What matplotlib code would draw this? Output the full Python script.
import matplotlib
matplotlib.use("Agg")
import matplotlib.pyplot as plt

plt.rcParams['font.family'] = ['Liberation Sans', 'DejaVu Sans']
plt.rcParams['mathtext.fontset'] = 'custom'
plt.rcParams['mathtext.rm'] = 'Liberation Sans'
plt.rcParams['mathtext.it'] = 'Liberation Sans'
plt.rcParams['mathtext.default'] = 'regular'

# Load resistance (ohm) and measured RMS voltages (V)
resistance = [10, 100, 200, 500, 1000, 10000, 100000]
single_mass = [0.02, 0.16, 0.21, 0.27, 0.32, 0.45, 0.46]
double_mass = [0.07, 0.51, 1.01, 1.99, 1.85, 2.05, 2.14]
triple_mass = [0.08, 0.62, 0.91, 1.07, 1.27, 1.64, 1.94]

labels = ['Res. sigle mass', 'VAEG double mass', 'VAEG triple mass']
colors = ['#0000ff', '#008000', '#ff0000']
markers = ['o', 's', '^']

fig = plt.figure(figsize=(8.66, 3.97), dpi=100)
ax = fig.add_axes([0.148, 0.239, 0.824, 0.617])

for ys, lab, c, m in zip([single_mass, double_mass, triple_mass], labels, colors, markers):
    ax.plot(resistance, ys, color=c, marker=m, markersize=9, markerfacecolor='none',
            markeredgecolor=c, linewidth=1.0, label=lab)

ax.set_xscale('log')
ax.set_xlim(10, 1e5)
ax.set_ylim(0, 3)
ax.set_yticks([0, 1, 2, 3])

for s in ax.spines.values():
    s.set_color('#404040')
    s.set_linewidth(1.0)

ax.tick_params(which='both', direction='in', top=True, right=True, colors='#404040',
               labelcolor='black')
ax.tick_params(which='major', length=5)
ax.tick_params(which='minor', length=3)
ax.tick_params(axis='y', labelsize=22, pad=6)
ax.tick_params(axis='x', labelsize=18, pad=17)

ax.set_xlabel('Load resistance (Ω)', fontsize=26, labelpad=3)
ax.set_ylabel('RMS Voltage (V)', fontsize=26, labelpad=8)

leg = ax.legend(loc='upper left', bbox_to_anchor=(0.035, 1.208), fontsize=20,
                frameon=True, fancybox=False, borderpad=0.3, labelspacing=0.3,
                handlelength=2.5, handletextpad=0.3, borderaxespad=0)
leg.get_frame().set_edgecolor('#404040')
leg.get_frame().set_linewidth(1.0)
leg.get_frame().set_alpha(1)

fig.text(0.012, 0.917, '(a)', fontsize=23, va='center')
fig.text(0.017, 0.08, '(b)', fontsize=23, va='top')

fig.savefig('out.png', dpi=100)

======

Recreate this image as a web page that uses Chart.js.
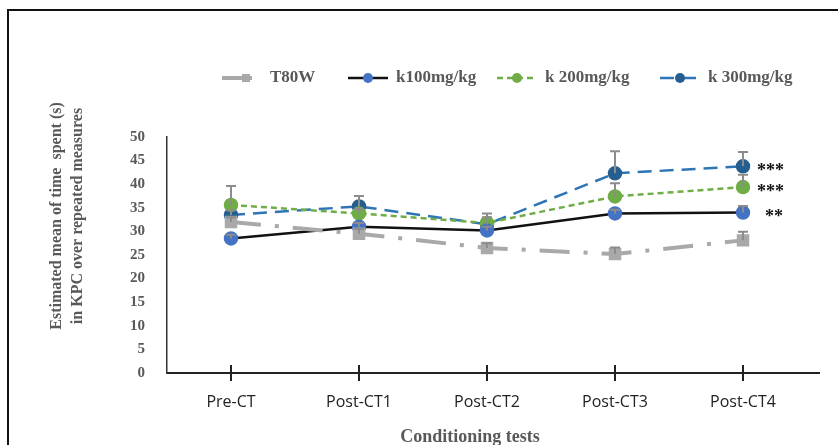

======

Brief:
Exactly the lines from the line with "What matplotlib code" to the line with "triple_mass = [0.08, 0.62, 0.91, 1.07, 1.27, 1.64, 1.94]", both included, are to be extracted, and no others.

Response to the task:
What matplotlib code would draw this? Output the full Python script.
import matplotlib
matplotlib.use("Agg")
import matplotlib.pyplot as plt

plt.rcParams['font.family'] = ['Liberation Sans', 'DejaVu Sans']
plt.rcParams['mathtext.fontset'] = 'custom'
plt.rcParams['mathtext.rm'] = 'Liberation Sans'
plt.rcParams['mathtext.it'] = 'Liberation Sans'
plt.rcParams['mathtext.default'] = 'regular'

# Load resistance (ohm) and measured RMS voltages (V)
resistance = [10, 100, 200, 500, 1000, 10000, 100000]
single_mass = [0.02, 0.16, 0.21, 0.27, 0.32, 0.45, 0.46]
double_mass = [0.07, 0.51, 1.01, 1.99, 1.85, 2.05, 2.14]
triple_mass = [0.08, 0.62, 0.91, 1.07, 1.27, 1.64, 1.94]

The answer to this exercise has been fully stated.